For the saute on pan cooking part:

1 slab pork belly About 2 pounds -  using what's left from roasting

2 tablespoons soy sauce  - reuse the soy liquid from mayak egg marinate lots of them to create liquid

5 slices fresh ginger powder , dash of it about 1.5 tablesppon

3 stalks green onion Cut into 1 inch pieces replace with diced white onion, red onion, garlic, half tomato i got lying around and mixed meat powder

4 tablespoons chinese cooking wine You can use your favourite white wine instead - swapped to my cheap 2L Belo Vino 

2 pieces star anise Broken up - skip since i dont have

1/2 teaspoon ground cinnamon Optional -add a dash of it


For the dark soy sauce part, heat separately in pot.

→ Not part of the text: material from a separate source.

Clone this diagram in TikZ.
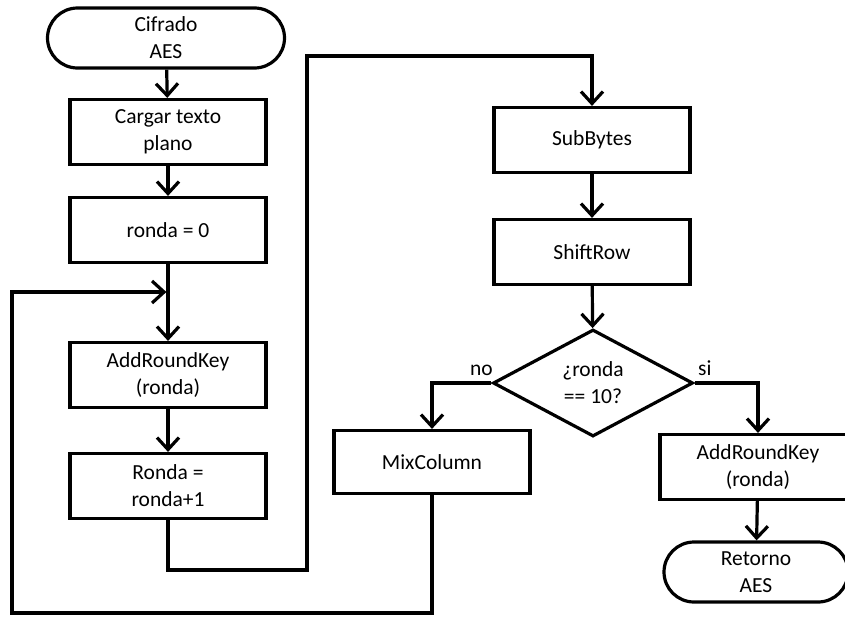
\documentclass[tikz,border=0pt]{standalone}
\usepackage{fontspec}
\setmainfont{Carlito}
\usetikzlibrary{arrows.meta,shapes.misc,shapes.geometric}

\tikzset{
  caja/.style={draw,line width=3.2pt,minimum width=196pt,minimum height=65pt,
    align=center,inner sep=0pt},
  terminal/.style={draw,rounded rectangle,line width=3.2pt,minimum height=60pt,
    align=center,inner sep=0pt},
  decision/.style={draw,diamond,aspect=1.87,line width=3.2pt,minimum width=200pt,
    minimum height=107pt,align=center,inner sep=0pt},
  flecha/.style={line width=3.2pt,-{Straight Barb[length=12pt,width=22pt]}},
  etiqueta/.style={inner sep=0pt,yshift=6pt}
}

\begin{document}
\begin{tikzpicture}[line join=miter,x=1pt,y=-1pt,
  every node/.style={font=\fontsize{21.5}{27}\selectfont}]
  \useasboundingbox (0,0) rectangle (845,616);
  % columna izquierda
  \node[terminal,minimum width=237pt] (inicio) at (166,38) {Cifrado\\AES};
  \node[caja] (cargar) at (168,132) {Cargar texto\\plano};
  \node[caja] (ronda0) at (168,230) {ronda = 0};
  \node[caja] (ark) at (168,375) {AddRoundKey\\(ronda)};
  \node[caja] (incr) at (168,486) {Ronda =\\ronda+1};
  \coordinate (entrada) at (168,292);
  % columna derecha
  \node[caja] (subb) at (592,140) {SubBytes};
  \node[caja] (shift) at (592,252) {ShiftRow};
  \node[decision] (test) at (593,383) {¿ronda\\== 10?};
  \node[caja,minimum height=63pt] (mix) at (432,462) {MixColumn};
  \node[caja] (arkfin) at (758,467) {AddRoundKey\\(ronda)};
  \node[terminal,minimum width=184pt] (fin) at (756,572) {Retorno\\AES};

  \draw[flecha] (inicio) -- (cargar);
  \draw[flecha] (cargar) -- (ronda0);
  \draw[flecha] (ronda0) -- (ark);
  \draw[flecha] (ark) -- (incr);
  \draw[flecha] (incr.south) |- (307,570) -- (307,56) -| (subb.north);
  \draw[flecha] (subb) -- (shift);
  \draw[flecha] (shift) -- (test);
  \draw[flecha] (test.west) node[etiqueta,anchor=south east,xshift=3pt] {no}
    -| (mix.north);
  \draw[flecha] (test.east) node[etiqueta,anchor=south west,xshift=2pt] {si}
    -| (arkfin.north);
  \draw[flecha] (arkfin) -- (fin);
  % vuelta a AddRoundKey
  \draw[flecha,shorten >=1.6pt] (mix.south) |- (12,613) |- (entrada);
\end{tikzpicture}
\end{document}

2 tablespoons dark soy sauce

2 tablespoons brown sugar - used sugar

INSTRUCTIONS

 

Cut the pork belly up into 2 centimetre thick chunks.  This is the traditional Chinese way of serving it.  Place meat directly on pan to fry no need oil lots of it will be extracted from the meat. After browning the meat in a separate pan saute the onion, fragrances along with the other seasoning ingredients and  the soy sauce mix cook for 15 minutes.

Add the browned meats, to saute pan and finally transfer to the pot with dark soy sauce and the brown sugar. Bring to a boil and then turn it down to a slow simmer. Cook until the liquid condenses into a thick gravy i just leave it up to 2 hours. It turned out similar like those ru rou pot broken down meat.

That's it, ready to serve! Result is pretty satisfying even though lacking the rare 5 spice powder in burek/balkan land.